Hingga kini, praktik jurnalisme warga masih bisa dilihat. Bahkan media media pers profesional turut memberikan ruang bagi warga dalam menyampaikan informasi. Ada
Kompasiana, NET CJ yang tampil di berbagai program berita di NET TV, dan Metro TV juga masih mengelola konten jurnalisme warga meski Wide Shot tak lagi tayang. Tempo.co sempat
menyajikan Tempo SMS untuk mengakomodir informasi warga, juga Indonesiana sebagai wahana bagi warga dalam menyampaikan beragam konten, termasuk konten jurnalisme warga. I
ndonesiana masih ada hingga kini, sementara Tempo SMS sudah tidak berjalan lagi (meskipun begitu, tampilannya masih tetap ada di dalam Indonesiana). Radio Republik Indonesia (RRI) juga sempat menggarap RRI 30 Detik. Program tersebut gagal berjalan karena kurang disiapkan dengan baik (Rohmatulloh & Yudhapramesti, 2019). Konten jurnalisme warga ditampilkan
dalam sebuah kanal atau program khusus, atau jika memiliki modal yang besar media pers dominan akan menjadikannya sebagai unit bisnis sendiri (seperti Kompasiana). Tapi, sebenarnya sejak kapan jurnalisme warga dan praktik yang menyerupainya mulai muncul, baik di dunia maupun di Indonesia? Apa yang melatarinya? Soal ini, dari hasil penelusuran peneliti, cukup beragam.

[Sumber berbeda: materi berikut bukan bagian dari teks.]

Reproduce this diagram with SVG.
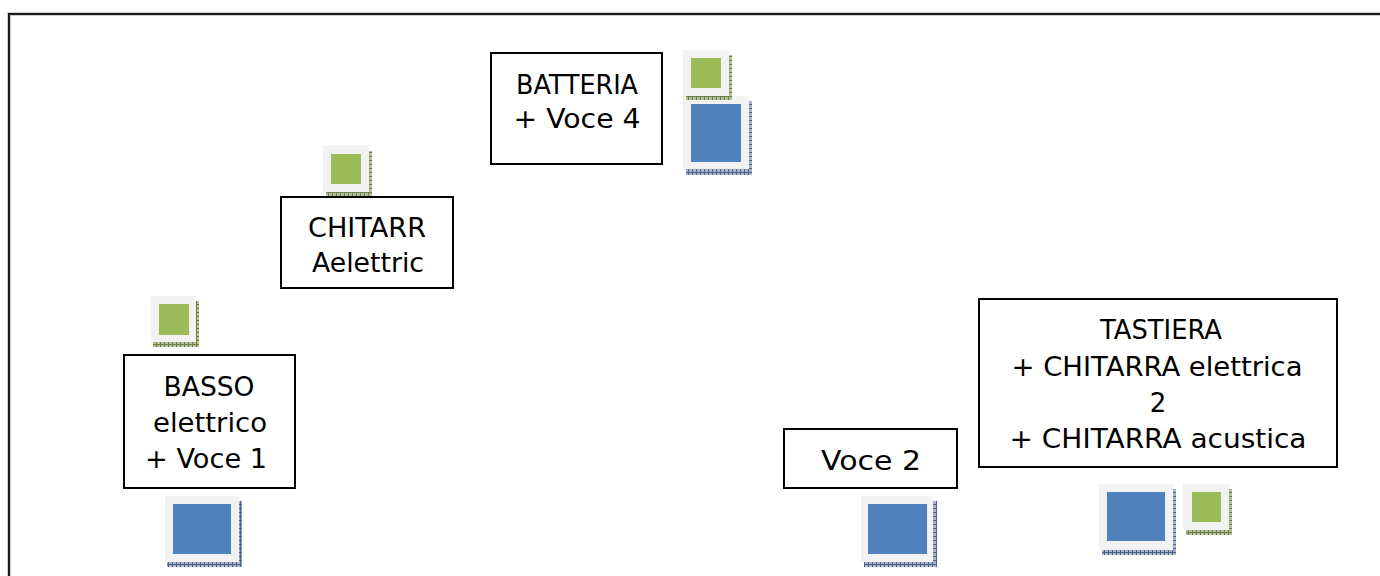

Perbincangan soal jurnalisme warga memang telah banyak muncul di berbagai jurnal, termasuk membahas awal mula dan dinamikanya.
Artikel ini bertujuan memberikan cara pandang lain dalam melihat awal kehadiran jurnalisme warga. Peneliti berupaya memberikan alternatif pijakan untuk memahami sejak kapan sesungguhnya praktik-praktik seperti jurnalisme warga telah berkembang sebelum akhirnya menjadi masif seperti saat ini dan kepentingan apa saja yang melatarinya.
Harapannya, temuan ini bisa membantu, sedikit-banyak, memahami ulang pondasi dalam memahami jurnalisme warga.